From the very first line of the data to the line containing "0.00695, 0.0091, 0.00499]", retype everything exactly, leaving the pictures behind.
======== Information shown ========
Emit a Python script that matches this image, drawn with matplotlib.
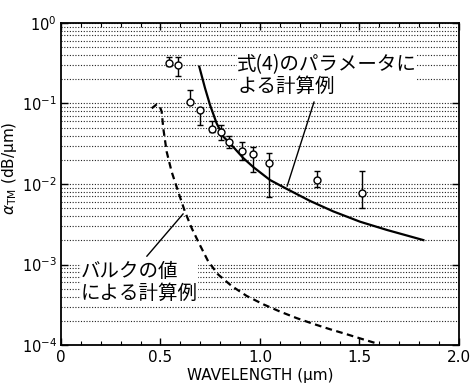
import numpy as np
import matplotlib
matplotlib.use("Agg")
import matplotlib.pyplot as plt
from matplotlib.ticker import LogLocator, MultipleLocator, NullFormatter

plt.rcParams['font.family'] = ['DejaVu Sans', 'Noto Sans CJK JP']

# measured points with error bars (wavelength um, alpha dB/um)
wl_meas = [0.543, 0.589, 0.648, 0.698, 0.757, 0.802, 0.846, 0.911, 0.966, 1.045, 1.288, 1.514]
a_meas = [0.316, 0.301, 0.1035, 0.083, 0.0478, 0.0446, 0.0335, 0.0259, 0.0236, 0.0184, 0.0112, 0.00766]
a_hi = [0.381, 0.381, 0.147, 0.083, 0.0606, 0.054, 0.0395, 0.0335, 0.0286, 0.0245, 0.0145, 0.0145]
a_lo = [0.292, 0.22, 0.1035, 0.054, 0.0446, 0.0352, 0.028, 0.0199, 0.0142, 0.00695, 0.0091, 0.00499]

# calculation with eq.(4) parameters
wl_eq4 = [0.695, 0.724, 0.749, 0.782, 0.816, 0.866, 0.916, 0.966, 1.050, 1.134,
          1.251, 1.368, 1.503, 1.637, 1.821]
a_eq4 = [0.286, 0.1545, 0.0957, 0.0568, 0.0387, 0.0288, 0.0210, 0.01626, 0.01122, 0.0087,
         0.00617, 0.00457, 0.0034, 0.00269, 0.00201]

# calculation with bulk values
wl_bulk = [0.456, 0.481, 0.497, 0.506, 0.514, 0.531, 0.556, 0.589, 0.623, 0.657, 0.698,
           0.740, 0.790, 0.858, 0.933, 1.017, 1.101, 1.184, 1.268, 1.352, 1.436, 1.519, 1.586]
a_bulk = [0.0871, 0.0977, 0.0912, 0.0791, 0.0492, 0.0252, 0.01422, 0.00802, 0.00453, 0.00282,
          0.001746, 0.00109, 0.00075, 0.00054, 0.000407, 0.00032, 0.00026, 0.000216,
          0.000183, 0.000157, 0.000136, 0.0001175, 0.0001047]

fig = plt.figure(figsize=(4.71, 3.87), dpi=100)
ax = fig.add_axes([0.1295, 0.1085, 0.845, 0.8321])

ax.set_yscale('log')
ax.set_xlim(0, 2.0)
ax.set_ylim(1e-4, 1)

ax.yaxis.set_major_locator(LogLocator(base=10, numticks=10))
ax.yaxis.set_minor_locator(LogLocator(base=10, subs=np.arange(2, 10), numticks=20))
ax.yaxis.set_minor_formatter(NullFormatter())
ax.xaxis.set_major_locator(MultipleLocator(0.5))
ax.xaxis.set_minor_locator(MultipleLocator(0.1))
ax.set_xticks([0, 0.5, 1.0, 1.5, 2.0])
ax.set_xticklabels(['0', '0.5', '1.0', '1.5', '2.0'])

ax.grid(which='both', axis='y', color='#222222', linestyle=(0, (1, 1.5)), linewidth=0.8)
ax.tick_params(which='both', direction='in', top=True, right=True, labelsize=11, colors='black')
ax.tick_params(axis='y', labelsize=10.5, pad=3)
ax.tick_params(which='major', length=5, width=1)
ax.tick_params(which='minor', axis='x', length=3, width=0.8)
ax.tick_params(which='minor', axis='y', length=0)
for s in ax.spines.values():
    s.set_linewidth(1.3)

ax.plot(wl_eq4, a_eq4, color='black', linewidth=1.6)
ax.plot(wl_bulk, a_bulk, color='black', linewidth=1.6, linestyle=(0, (3, 2)))

yerr = [np.array(a_meas) - np.array(a_lo), np.array(a_hi) - np.array(a_meas)]
ax.errorbar(wl_meas, a_meas, yerr=yerr, fmt='o', mfc='white', mec='black', ms=5,
            mew=1, ecolor='black', elinewidth=1, capsize=2.5, capthick=1)

jp = ['Noto Sans CJK JP', 'DejaVu Sans']
ax.annotate('', xy=(1.132, 0.0087), xytext=(1.276, 0.113),
            arrowprops=dict(arrowstyle='-', color='black', lw=1))
ax.text(0.885, 0.22, '式(4)のパラメータに\nよる計算例', family=jp, fontsize=14,
        va='center', ha='left', linespacing=1.05,
        bbox=dict(facecolor='white', edgecolor='none', pad=0.3))

ax.annotate('', xy=(0.623, 0.00453), xytext=(0.422, 0.00119),
            arrowprops=dict(arrowstyle='-', color='black', lw=1))
ax.text(0.1, 0.0006, 'バルクの値\nによる計算例', family=jp, fontsize=14,
        va='center', ha='left', linespacing=1.05,
        bbox=dict(facecolor='white', edgecolor='none', pad=0.3))

ax.set_xlabel('WAVELENGTH (μm)', fontsize=11, labelpad=2)
ax.set_ylabel(r'$\alpha_{\rm TM}$ (dB/μm)', fontsize=11)
ax.yaxis.set_label_coords(-0.105, 0.55)

fig.savefig('out.png', dpi=100)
========
▸ **Task answer**
Emit a Python script that matches this image, drawn with matplotlib.
import numpy as np
import matplotlib
matplotlib.use("Agg")
import matplotlib.pyplot as plt
from matplotlib.ticker import LogLocator, MultipleLocator, NullFormatter

plt.rcParams['font.family'] = ['DejaVu Sans', 'Noto Sans CJK JP']

# measured points with error bars (wavelength um, alpha dB/um)
wl_meas = [0.543, 0.589, 0.648, 0.698, 0.757, 0.802, 0.846, 0.911, 0.966, 1.045, 1.288, 1.514]
a_meas = [0.316, 0.301, 0.1035, 0.083, 0.0478, 0.0446, 0.0335, 0.0259, 0.0236, 0.0184, 0.0112, 0.00766]
a_hi = [0.381, 0.381, 0.147, 0.083, 0.0606, 0.054, 0.0395, 0.0335, 0.0286, 0.0245, 0.0145, 0.0145]
a_lo = [0.292, 0.22, 0.1035, 0.054, 0.0446, 0.0352, 0.028, 0.0199, 0.0142, 0.00695, 0.0091, 0.00499]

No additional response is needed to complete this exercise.